--- LISTED ENTRIES ---

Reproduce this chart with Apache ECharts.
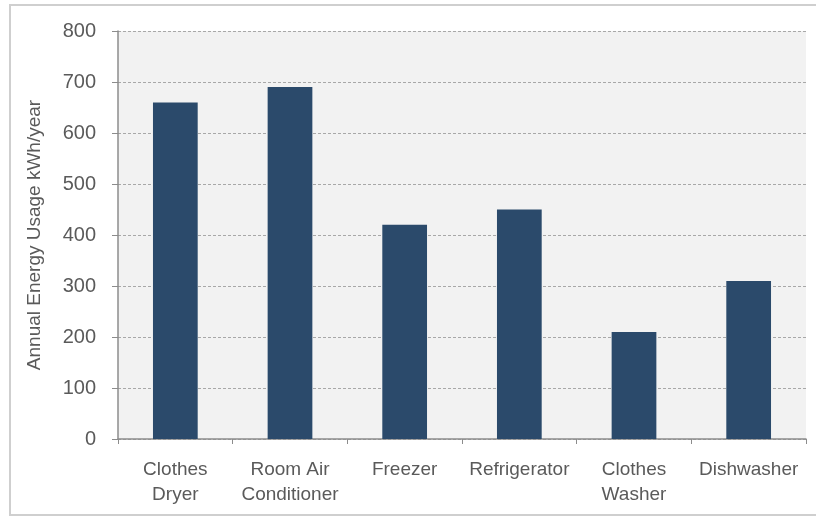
<!DOCTYPE html>
<html>
<head>
<meta charset="utf-8">
<script src="https://cdn.jsdelivr.net/npm/echarts@6/dist/echarts.min.js"></script>
<style>
  html, body { margin: 0; padding: 0; background: #ffffff; }
  #chart { width: 816px; height: 518px; }
</style>
</head>
<body>
<div id="chart"></div>
<script>
// Appliance categories and their annual energy use (kWh/year)
const categories = ['Clothes\nDryer', 'Room Air\nConditioner', 'Freezer', 'Refrigerator', 'Clothes\nWasher', 'Dishwasher'];
const usage = [660, 690, 420, 450, 210, 310];
const yTicks = { min: 0, max: 800, interval: 100 };

const FONT = '"Liberation Sans", Arial, sans-serif';
const TEXT = '#5a5a5a';
const AXIS = '#8c8c8c';

const chart = echarts.init(document.getElementById('chart'), null, { renderer: 'canvas' });

chart.setOption({
  backgroundColor: '#ffffff',
  animation: false,
  graphic: [{
    type: 'rect',
    silent: true,
    z: -10,
    shape: { x: 10, y: 5, width: 830, height: 510 },
    style: { fill: 'none', stroke: '#cfcfcf', lineWidth: 2 }
  }],
  grid: {
    left: 118, right: 10, top: 31, bottom: 79,
    show: true, backgroundColor: '#f2f2f2', borderWidth: 0
  },
  xAxis: {
    type: 'category',
    data: categories,
    axisLine: { show: true, lineStyle: { color: AXIS, width: 1.5 } },
    axisTick: { show: true, length: 5, lineStyle: { color: AXIS } },
    axisLabel: {
      color: TEXT, fontFamily: FONT, fontSize: 19, lineHeight: 25, margin: 18,
      interval: 0
    }
  },
  yAxis: {
    type: 'value',
    min: yTicks.min, max: yTicks.max, interval: yTicks.interval,
    name: 'Annual Energy Usage kWh/year',
    nameLocation: 'middle',
    nameGap: 74,
    nameRotate: 90,
    nameTextStyle: { color: TEXT, fontFamily: FONT, fontSize: 19 },
    axisLine: { show: true, lineStyle: { color: AXIS, width: 1.5 } },
    axisTick: { show: true, length: 6, lineStyle: { color: AXIS } },
    axisLabel: { color: TEXT, fontFamily: FONT, fontSize: 20, margin: 22 },
    splitLine: { show: true, lineStyle: { color: '#a8a8a8', type: [3, 2], width: 1 } }
  },
  series: [{
    type: 'bar',
    data: usage,
    barWidth: '39%',
    itemStyle: { color: '#2b4a6b' }
  }]
});
</script>
</body>
</html>
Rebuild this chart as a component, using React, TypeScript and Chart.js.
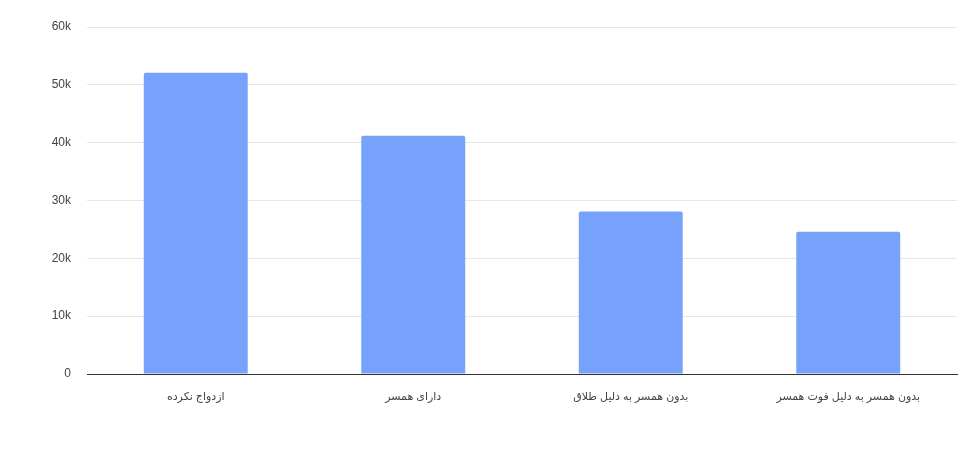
import { useEffect, useRef } from "react";
import { Chart, registerables } from "chart.js";

Chart.register(...registerables);

const categories = [
  "ازدواج نکرده",
  "دارای همسر",
  "بدون همسر به دلیل طلاق",
  "بدون همسر به دلیل فوت همسر",
];
const counts = [52100, 41200, 28100, 24600];
const yTicks = [0, 10000, 20000, 30000, 40000, 50000, 60000];

const fmtK = (v: number) => (v === 0 ? "0" : `${v / 1000}k`);

export default function App() {
  const chartRef = useRef<HTMLCanvasElement>(null);

  useEffect(() => {
    let chartInstance: Chart | null = null;
    if (chartRef.current) {
      const ctx = chartRef.current.getContext("2d");
      if (ctx) {
        chartInstance = new Chart(ctx, {
          type: "bar",
          data: {
            labels: categories,
            datasets: [
              {
                data: counts,
                backgroundColor: "#76a2fc",
                borderRadius: { topLeft: 2, topRight: 2 },
                borderSkipped: "bottom",
                categoryPercentage: 1,
                barPercentage: 0.478,
              },
            ],
          },
          options: {
            animation: false,
            responsive: false,
            maintainAspectRatio: false,
            layout: { padding: { top: 27, right: 14, left: 0, bottom: 0 } },
            plugins: {
              legend: { display: false },
              tooltip: { enabled: false },
            },
            scales: {
              x: {
                grid: { display: false, drawTicks: false },
                border: { display: true, color: "#333333", width: 1 },
                ticks: {
                  padding: 16,
                  color: "#444444",
                  font: { family: "Arial, 'DejaVu Sans', sans-serif", size: 11 },
                },
                afterFit: (s: any) => {
                  s.height = 78;
                },
              },
              y: {
                min: 0,
                max: 60000,
                afterBuildTicks: (s: any) => {
                  s.ticks = yTicks.map((v) => ({ value: v }));
                },
                grid: {
                  drawTicks: false,
                  color: (c: any) => (c.tick && c.tick.value === 0 ? "#333333" : "#e6e6e6"),
                },
                border: { display: false },
                ticks: {
                  padding: 16,
                  color: "#444444",
                  font: { family: "Arial, 'Liberation Sans', sans-serif", size: 12 },
                  callback: (v: any) => fmtK(Number(v)),
                },
                afterFit: (s: any) => {
                  s.width = 87;
                },
              },
            },
          },
        });
      }
    }
    return () => {
      if (chartInstance) chartInstance.destroy();
    };
  }, []);

  return (
    <div style={{ position: "fixed", left: 0, top: 0, width: 971, height: 452, background: "#fff" }}>
      <canvas ref={chartRef} width={971} height={452} />
    </div>
  );
}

---

* _THE REQUEST_: Among the records above, find each line holding the string "this" and pull it out.

* _TASK RESPONSE_:
Reproduce this chart with Apache ECharts.
Rebuild this chart as a component, using React, TypeScript and Chart.js.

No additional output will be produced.